* Begin Records to process *

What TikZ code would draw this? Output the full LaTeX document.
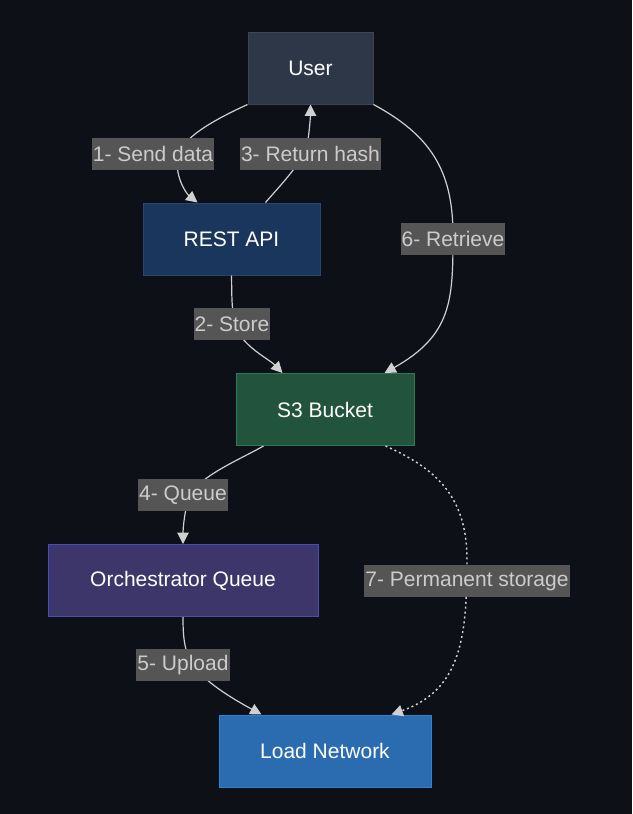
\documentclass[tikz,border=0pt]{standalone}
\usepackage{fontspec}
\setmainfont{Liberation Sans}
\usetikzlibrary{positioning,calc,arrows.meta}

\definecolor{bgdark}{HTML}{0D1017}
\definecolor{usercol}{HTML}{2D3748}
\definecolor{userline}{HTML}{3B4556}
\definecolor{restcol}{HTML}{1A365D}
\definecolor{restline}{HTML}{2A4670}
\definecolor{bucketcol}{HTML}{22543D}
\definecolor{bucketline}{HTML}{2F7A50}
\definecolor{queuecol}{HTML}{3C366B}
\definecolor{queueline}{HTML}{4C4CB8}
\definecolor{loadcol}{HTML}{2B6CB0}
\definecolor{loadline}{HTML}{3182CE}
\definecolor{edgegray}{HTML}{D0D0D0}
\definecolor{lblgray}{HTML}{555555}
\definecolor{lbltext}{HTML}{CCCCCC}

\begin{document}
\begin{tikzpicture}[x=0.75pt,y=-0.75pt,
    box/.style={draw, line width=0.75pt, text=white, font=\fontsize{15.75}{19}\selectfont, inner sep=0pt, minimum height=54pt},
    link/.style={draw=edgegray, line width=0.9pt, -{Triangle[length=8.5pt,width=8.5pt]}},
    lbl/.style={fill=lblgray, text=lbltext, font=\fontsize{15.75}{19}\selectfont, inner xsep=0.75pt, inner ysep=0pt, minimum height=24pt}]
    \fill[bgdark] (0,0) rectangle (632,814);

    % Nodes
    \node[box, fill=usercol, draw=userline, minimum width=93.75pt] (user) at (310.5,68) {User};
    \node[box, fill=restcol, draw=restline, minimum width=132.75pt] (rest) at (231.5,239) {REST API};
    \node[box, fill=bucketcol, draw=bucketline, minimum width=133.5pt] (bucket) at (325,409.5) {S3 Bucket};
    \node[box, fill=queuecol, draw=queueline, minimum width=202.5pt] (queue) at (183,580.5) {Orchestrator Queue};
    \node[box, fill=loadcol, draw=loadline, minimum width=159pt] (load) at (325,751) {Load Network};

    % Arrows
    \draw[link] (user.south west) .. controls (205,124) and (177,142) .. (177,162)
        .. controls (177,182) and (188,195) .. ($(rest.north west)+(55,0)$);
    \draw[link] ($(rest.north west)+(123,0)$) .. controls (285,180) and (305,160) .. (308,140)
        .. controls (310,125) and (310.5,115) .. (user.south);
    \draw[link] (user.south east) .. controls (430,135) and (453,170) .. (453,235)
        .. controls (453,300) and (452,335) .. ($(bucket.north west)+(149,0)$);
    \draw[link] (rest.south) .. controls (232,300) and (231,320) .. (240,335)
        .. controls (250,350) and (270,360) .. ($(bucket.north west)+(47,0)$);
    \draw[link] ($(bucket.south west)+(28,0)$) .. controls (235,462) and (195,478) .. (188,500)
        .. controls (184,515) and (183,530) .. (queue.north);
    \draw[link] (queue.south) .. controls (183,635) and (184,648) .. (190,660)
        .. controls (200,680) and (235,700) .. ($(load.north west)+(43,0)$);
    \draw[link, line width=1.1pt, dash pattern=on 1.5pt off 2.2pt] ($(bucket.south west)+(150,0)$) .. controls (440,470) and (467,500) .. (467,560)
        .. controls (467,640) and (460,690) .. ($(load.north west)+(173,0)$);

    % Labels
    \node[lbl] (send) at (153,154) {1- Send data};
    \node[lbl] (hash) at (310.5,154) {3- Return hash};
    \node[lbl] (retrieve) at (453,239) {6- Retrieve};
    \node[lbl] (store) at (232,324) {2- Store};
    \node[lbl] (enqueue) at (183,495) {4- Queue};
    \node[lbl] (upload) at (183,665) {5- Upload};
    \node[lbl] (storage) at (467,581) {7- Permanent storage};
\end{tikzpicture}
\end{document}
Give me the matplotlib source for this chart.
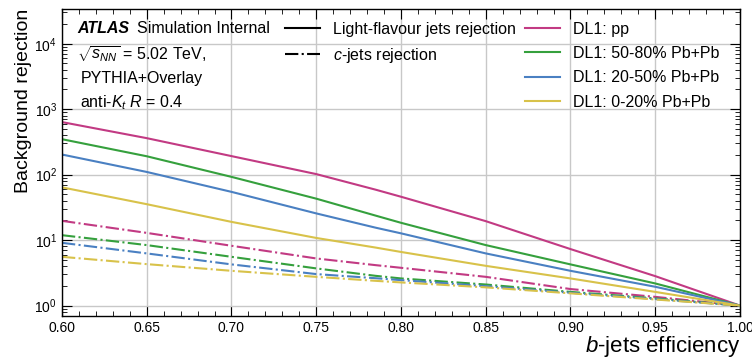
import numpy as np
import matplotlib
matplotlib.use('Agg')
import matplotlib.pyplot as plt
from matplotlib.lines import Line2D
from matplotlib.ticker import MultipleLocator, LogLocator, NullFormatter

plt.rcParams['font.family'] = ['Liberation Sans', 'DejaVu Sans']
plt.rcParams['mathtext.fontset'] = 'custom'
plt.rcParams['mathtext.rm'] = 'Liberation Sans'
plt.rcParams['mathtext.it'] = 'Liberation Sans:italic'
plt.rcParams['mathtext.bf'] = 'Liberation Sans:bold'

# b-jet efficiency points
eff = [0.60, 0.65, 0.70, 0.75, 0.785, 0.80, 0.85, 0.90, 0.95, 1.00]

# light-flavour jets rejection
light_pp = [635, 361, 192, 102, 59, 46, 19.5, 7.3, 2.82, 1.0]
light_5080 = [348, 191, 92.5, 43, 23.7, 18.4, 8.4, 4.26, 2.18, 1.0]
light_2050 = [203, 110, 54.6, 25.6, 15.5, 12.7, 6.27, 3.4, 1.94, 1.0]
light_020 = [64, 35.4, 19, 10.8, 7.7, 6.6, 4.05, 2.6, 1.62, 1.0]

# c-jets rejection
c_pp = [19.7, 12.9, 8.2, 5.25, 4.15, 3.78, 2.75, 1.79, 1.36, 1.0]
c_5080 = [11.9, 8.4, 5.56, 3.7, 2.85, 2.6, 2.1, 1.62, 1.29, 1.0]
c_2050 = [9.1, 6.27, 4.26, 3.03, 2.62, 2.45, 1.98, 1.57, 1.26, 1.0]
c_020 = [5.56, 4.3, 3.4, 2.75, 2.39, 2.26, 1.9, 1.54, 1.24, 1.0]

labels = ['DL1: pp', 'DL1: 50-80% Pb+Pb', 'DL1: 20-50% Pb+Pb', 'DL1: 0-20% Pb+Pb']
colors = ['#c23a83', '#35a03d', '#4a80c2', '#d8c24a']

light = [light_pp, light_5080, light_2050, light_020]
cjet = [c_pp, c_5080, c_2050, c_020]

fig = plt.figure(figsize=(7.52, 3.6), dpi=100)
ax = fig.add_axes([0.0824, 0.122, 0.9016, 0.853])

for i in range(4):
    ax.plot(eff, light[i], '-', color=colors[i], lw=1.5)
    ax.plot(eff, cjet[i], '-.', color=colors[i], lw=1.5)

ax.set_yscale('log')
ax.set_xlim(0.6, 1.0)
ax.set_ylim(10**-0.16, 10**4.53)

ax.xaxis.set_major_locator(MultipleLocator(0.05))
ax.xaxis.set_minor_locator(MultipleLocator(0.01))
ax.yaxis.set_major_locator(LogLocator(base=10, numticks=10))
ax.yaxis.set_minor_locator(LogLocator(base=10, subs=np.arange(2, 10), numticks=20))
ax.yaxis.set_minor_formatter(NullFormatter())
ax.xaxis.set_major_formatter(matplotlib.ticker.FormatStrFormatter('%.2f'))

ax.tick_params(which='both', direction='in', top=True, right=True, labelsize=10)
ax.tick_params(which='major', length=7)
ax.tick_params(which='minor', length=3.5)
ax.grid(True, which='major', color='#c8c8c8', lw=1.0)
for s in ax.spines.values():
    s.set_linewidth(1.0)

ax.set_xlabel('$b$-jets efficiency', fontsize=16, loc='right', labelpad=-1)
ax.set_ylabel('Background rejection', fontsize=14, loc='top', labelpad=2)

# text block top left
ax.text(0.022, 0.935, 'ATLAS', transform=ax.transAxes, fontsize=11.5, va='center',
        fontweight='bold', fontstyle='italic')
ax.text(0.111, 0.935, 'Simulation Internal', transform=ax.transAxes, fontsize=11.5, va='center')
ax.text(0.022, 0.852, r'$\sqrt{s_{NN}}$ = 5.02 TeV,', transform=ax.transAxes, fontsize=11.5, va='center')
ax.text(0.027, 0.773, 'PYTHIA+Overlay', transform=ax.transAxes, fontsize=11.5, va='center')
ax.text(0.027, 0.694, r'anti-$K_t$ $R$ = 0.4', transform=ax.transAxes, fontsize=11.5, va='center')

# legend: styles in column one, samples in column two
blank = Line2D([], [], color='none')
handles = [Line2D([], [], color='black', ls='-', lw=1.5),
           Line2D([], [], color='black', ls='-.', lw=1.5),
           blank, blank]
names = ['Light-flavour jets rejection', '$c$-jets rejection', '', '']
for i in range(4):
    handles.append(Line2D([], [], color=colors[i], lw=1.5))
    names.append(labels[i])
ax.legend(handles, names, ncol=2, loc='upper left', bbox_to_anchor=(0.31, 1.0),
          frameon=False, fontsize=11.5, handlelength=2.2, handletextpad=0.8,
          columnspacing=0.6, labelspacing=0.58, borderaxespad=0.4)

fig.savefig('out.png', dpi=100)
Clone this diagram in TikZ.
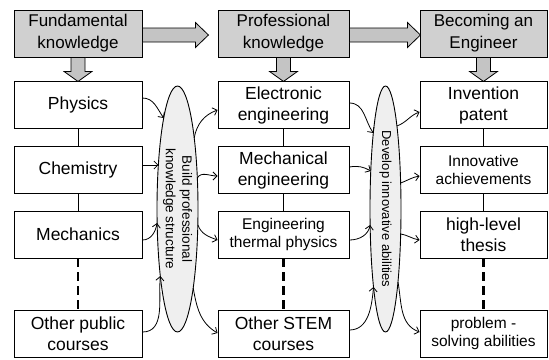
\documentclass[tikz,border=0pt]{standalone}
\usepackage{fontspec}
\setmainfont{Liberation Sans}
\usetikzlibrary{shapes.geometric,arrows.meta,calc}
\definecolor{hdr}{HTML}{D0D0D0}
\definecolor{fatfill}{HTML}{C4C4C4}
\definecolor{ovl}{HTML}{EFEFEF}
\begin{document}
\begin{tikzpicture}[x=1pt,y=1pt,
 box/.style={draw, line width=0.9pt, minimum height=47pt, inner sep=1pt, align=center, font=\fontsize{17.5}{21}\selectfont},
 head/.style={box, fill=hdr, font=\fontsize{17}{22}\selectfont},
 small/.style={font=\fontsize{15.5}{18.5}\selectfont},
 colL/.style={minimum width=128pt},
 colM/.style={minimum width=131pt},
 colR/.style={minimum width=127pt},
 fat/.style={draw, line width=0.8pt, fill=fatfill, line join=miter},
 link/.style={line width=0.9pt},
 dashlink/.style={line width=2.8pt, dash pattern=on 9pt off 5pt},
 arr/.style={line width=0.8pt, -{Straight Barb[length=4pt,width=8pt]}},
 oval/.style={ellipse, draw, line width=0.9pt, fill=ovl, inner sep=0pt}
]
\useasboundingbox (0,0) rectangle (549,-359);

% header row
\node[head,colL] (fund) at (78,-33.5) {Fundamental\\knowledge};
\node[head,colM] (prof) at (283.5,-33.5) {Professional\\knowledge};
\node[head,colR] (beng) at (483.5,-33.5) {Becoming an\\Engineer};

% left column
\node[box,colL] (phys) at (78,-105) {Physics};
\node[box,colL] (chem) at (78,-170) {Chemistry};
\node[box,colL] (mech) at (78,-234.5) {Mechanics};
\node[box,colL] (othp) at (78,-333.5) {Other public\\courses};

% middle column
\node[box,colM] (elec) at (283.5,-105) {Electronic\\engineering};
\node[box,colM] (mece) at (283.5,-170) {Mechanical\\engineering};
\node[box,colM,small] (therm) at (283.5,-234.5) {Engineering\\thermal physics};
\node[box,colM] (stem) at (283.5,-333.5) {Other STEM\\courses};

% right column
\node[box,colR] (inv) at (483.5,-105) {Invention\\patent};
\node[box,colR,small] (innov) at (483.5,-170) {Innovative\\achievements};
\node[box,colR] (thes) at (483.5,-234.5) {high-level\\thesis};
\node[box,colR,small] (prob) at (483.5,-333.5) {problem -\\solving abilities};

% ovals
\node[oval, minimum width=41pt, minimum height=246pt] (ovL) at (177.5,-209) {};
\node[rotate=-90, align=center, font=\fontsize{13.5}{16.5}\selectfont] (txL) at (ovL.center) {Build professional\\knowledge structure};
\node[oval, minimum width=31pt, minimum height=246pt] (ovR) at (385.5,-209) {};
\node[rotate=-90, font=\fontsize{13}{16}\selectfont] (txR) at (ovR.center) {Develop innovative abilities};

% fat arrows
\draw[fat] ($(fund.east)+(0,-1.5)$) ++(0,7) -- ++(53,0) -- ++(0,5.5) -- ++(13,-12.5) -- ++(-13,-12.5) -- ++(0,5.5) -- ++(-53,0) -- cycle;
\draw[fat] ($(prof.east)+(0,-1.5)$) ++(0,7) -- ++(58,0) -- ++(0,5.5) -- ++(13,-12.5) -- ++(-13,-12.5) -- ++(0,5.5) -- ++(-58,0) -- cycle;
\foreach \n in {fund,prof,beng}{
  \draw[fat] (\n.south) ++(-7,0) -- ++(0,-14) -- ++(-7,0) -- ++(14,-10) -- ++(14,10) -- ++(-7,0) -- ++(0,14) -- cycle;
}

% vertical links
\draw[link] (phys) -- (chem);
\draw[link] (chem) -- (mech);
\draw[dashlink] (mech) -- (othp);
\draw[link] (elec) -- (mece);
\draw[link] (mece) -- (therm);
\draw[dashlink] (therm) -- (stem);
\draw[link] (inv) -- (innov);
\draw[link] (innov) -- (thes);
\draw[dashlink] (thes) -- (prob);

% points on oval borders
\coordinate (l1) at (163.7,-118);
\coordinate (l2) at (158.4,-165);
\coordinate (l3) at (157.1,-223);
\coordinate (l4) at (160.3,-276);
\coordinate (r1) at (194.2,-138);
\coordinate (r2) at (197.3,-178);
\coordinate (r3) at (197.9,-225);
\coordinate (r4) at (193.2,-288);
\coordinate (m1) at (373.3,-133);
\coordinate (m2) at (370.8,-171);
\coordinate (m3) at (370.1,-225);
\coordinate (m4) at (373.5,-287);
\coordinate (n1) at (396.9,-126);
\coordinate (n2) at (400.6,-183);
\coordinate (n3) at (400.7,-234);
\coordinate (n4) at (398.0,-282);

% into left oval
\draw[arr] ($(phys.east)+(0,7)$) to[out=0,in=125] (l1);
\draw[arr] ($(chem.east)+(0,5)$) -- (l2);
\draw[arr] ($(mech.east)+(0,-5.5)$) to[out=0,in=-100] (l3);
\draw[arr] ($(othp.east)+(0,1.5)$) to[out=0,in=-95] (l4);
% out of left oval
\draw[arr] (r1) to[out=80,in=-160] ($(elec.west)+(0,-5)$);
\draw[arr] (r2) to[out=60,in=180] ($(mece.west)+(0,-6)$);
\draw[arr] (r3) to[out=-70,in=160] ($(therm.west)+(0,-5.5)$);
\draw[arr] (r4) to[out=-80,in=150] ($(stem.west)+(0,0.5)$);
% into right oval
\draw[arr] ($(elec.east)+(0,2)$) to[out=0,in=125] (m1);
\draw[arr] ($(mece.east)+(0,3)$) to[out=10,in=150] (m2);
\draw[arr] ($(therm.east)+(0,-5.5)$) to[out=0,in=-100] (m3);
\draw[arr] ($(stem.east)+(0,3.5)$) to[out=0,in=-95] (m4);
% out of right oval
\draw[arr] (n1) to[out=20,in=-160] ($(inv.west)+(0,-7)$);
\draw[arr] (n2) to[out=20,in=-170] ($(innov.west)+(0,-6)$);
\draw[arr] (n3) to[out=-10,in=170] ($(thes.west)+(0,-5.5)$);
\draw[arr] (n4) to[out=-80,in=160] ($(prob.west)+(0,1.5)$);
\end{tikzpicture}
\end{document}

* End Records to process *

- What you should do:
Search the entries for the word "this", then list each line that holds it.

- Answer to the task:
What TikZ code would draw this? Output the full LaTeX document.
Give me the matplotlib source for this chart.
Clone this diagram in TikZ.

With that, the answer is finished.